En 1975 Édouard Molinaro recueillit avec Le téléphone rose un assez joli succès mérité. Un industriel toulousain, Benoit Castejac (Pierre Mondy) se rendait à Paris pour négocier la vente de son entreprise à un conglomérat représenté par Morrisson (Michael Lonsdale). Rien à voir, apparemment avec Le cadeau de Michel Lang sept ans plus tard si ce n’est la même présence de Pierre Mondy en tête d’affiche ; mais cette fois il interprète Grégoire Dufour, cadre moyen d’une banque d’affaires qui a décidé de prendre une retraite anticipée, afin de profiter davantage de sa femme Antonella (Claudia Cardinale) et de ses deux enfants, Laurent (Rémi Laurent) qui commence ses études de médecine et la jeune Sandrine (Leila Fréchet).
Il n’y a pas de rapport apparent entre les deux films, si ce n’est que dans l’un et l’autre, dans la vie sage et un peu étriquée d’un petit bourgeois paisible fait irruption une de ces créatures à haute voilure qui font le plaisir des milliardaires qui se les offrent et la panoplie éclatante des palaces internationaux ; qu’on les appelle call-girl ou escort-girl, l’activité est à peu près similaire.
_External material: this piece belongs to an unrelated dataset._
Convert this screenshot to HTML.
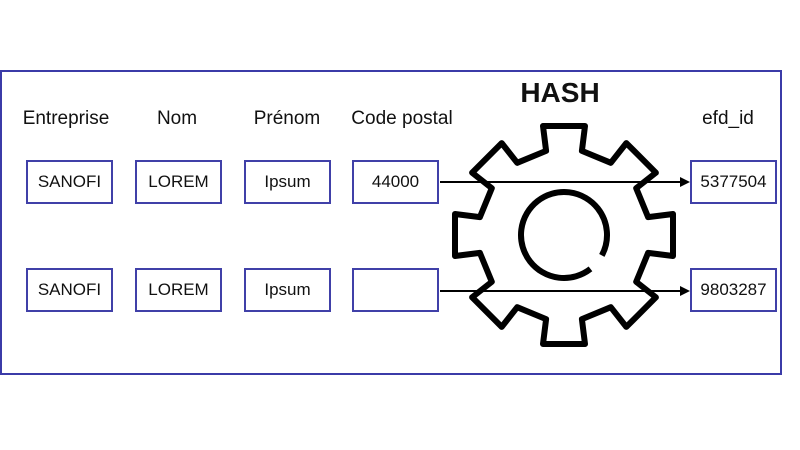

Dans Le téléphone rose, il s’agit de rendre plus aisée la négociation d’affaires, dans Le cadeau, grâce à une aimable collecte, de faire au collègue qui s’en va une belle surprise, alors qu’il va effectuer un dernier voyage professionnel à Milan. Et naturellement dans les deux cas, le protagoniste ne doit pas se douter de la manigance.
Le cadeau n’est donc pas un remake du Téléphone à strictement parler, mais on voit bien que les deux films sont bâtis sur le même ressort de comédie ; car la situation, dans l’un et l’autre cas permet une multitude de quiproquos, de méprises, de coups de théâtre, de confusions. Le film de Michel Lang en regorge mais n’en n’est pas encombré : malgré la multitude des personnages et leurs interactions, on ne perd jamais le fil de l’intrigue ; c’est le propre des bons vaudevilles, de belles machines fluides où les péripéties s’enclenchent les unes dans les autres et ne laissent pas la comédie ralentir.
Il se trouve qu’André (Henri Guybet) un des collègues de Grégoire, est le frère de Barbara (Clio Goldsmith) qui est d’une des stars mondiales de la galanterie tarifée et qui, brave fille, accepte de faire une pige vénitienne ; un des meilleurs moments du film est la façon dont la jeune femme s’insinue avec à la fois raffinement et détermination dans le parcours banal du banquier qui se trouve peu à peu entraîné dans un tourbillon qui va de plus en plus l’engloutir. La première marche est de le détourner de son chemin, de l’empêcher de s’arrêter à Milan et de le faire rouler dans un hôtel de luxe de Venise.
Avec moins de finesse, Michel Lang aurait pu faire de son acteur un plouc débarquant tout ébahi dans le monde du luxe supérieur : ce n’est pas le cas. Si Dufour est d’emblée effaré par l’aventure et par les dépenses qu’il va devoir engager, il joue le jeu sans trembler trop et s’adapte finalement assez vite à la situation, au point où Barbara commencerait presque à ressentir un peu d’affection compatissante pour son pigeon : après tout elle fait son métier.
Mais elle le fait jusqu’au bout : c’est-à-dire qu’une fois atteinte la durée du contrat qu’elle a passé avec son frère, elle s’envole pour une autre aventure sans doute à l’autre bout du monde. Il ne reste plus à Grégoire qu’à prendre conscience de la situation et de revenir à Paris en compagnie de son ancien directeur Jacques Loriot (Jacques François, excellent comme de coutume) à qui il a fait réaliser presque par hasard un coup de bourse fastueux.
Comme le film se veut gentil, il reste à le boucler avec optimisme : Grégoire retrouve sa femme Antonella et décide de la reséduire… en l’emmenant à Venise après avoir fait mine de la rencontrer en belle inconnue, Gare de Lyon. Je me serais bien passé de cette dernière séquence, un peu nunuche.